Dark matter comprises 85% of matter in the universe. Until now, all the efforts for the detection of dark matter on Earth remain unsuccessful. As dark matter doesn’t interact with light, it is not possible to see it. The biggest challenge for astronomers, who study dark matter, is how to learn the invisible thing. The detection of dark matter is possible through its gravitational influence on light and other matter.
Facts about Dark Matter
Despite its mysterious nature, astronomers found out that Dark Matter is not only dark but also cold. It forms the seeds of galaxy clusters. Dark matter also forms haloes around galaxies. The majority of the mass of galaxies is due to this. The astronomers often develop new models for dark matter, comparing them to observation to test their accuracy to solve the unanswered questions.
Computer Simulation Study
Simulations on computers are the way to develop a new model and compare it with observation. A team of astronomers at the Harvard & Smithsonian Center for Astrophysics carried out detailed simulations on dark matter cosmos. The outputs from these simulations are exciting and surprising as well.

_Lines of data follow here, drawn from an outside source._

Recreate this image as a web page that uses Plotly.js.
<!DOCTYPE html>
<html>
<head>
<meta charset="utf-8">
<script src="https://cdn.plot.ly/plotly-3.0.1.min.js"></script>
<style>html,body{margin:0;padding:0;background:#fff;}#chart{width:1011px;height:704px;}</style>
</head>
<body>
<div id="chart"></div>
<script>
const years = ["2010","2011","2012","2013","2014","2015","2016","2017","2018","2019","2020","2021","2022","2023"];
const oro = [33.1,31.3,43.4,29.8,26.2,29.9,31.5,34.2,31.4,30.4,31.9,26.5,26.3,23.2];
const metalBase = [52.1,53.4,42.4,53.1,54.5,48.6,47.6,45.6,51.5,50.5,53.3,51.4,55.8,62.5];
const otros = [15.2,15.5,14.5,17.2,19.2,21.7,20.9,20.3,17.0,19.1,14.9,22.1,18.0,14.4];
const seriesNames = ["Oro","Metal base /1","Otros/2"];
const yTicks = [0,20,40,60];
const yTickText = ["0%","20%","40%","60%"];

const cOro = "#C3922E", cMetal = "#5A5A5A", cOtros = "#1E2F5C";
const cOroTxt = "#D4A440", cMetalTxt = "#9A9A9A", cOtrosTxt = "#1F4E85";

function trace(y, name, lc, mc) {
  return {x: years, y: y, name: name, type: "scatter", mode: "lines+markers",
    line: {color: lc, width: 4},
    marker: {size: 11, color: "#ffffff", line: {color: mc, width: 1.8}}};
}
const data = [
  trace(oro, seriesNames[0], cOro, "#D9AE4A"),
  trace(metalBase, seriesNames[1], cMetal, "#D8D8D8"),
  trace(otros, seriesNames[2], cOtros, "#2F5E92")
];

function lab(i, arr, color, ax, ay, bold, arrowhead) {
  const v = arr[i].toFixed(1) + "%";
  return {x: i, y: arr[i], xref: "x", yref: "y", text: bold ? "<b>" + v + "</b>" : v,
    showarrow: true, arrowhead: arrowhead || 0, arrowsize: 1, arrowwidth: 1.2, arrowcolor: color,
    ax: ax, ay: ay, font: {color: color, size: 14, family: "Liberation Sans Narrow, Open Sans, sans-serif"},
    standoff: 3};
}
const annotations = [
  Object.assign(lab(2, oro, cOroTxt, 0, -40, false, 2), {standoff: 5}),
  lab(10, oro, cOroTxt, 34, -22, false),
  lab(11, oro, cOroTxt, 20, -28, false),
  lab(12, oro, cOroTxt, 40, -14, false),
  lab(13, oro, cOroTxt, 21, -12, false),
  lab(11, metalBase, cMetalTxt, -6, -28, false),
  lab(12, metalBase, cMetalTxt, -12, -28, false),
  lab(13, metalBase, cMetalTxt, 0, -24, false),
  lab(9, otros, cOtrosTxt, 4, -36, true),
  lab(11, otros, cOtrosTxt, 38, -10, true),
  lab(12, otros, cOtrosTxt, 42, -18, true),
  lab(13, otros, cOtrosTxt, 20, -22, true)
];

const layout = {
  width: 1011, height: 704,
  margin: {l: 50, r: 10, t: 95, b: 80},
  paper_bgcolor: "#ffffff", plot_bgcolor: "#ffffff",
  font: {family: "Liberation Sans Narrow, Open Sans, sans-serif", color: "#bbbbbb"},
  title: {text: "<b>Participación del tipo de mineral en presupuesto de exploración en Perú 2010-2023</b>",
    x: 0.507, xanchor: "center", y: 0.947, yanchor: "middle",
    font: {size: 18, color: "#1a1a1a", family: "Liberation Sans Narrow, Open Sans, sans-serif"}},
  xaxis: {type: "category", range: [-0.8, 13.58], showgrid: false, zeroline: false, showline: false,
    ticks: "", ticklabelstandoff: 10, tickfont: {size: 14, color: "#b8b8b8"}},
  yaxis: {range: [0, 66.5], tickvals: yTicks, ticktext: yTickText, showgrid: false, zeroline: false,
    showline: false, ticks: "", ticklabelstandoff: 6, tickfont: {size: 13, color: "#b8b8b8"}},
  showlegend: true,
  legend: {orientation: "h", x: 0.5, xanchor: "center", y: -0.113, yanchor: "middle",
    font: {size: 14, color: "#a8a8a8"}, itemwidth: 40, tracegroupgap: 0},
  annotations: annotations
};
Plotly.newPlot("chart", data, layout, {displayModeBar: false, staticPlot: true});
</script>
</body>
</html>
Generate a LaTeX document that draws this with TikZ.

Assumptions in simulating the dark matter plays a vital role. These assumptions will decide about the accuracy of the simulation results—weakly interacting massive particles (W.I.M.P), which is one of the famous theories for Dark Matter. The research team assumed that W.I.M.P with a mass about 100 times that of a proton, made up the dark matter. In the past, W.I.M.P dark matter study was not new, but this latest study was exceptionally high in resolution, simulating features on a scale ranging across thirty orders of magnitude. This study hints at how dark matter would look like if we can see it.
Dark Matter, in this simulation, formed in haloes around galaxies, just as we observe. But interestingly, it found that haloes also developed at all mass scales, from small, planet-mass haloes, to galactic haloes, to massive haloes that form around clusters of galaxies. These haloes have a similar structure, where they are most dense toward their center, becoming more diffuse at their edges. The fact that this happens at all scales makes it an explicit feature of dark matter. The simulation results in haloes of all scales and possibly hinting about how dark matter would look.
Small Scale Haloes
While the small scale haloes are too small to be detected through their gravitational influence on light, they could tell us about how dark matter interacts with itself. One idea about Dark Matter is that when dark matter particles collide, they emit gamma radiation. Some gamma-ray observations have hinted at a gamma-ray excess coming from the center of our galaxy, which could be caused by Dark Matter. In this particular model, most gamma radiation produced by dark matter would come from smaller haloes. Since the scale of a halo would affect the energy spectrum of the gamma rays, this model makes specific predictions about the gamma-ray excess we should see both in the Milky Way and other galaxies.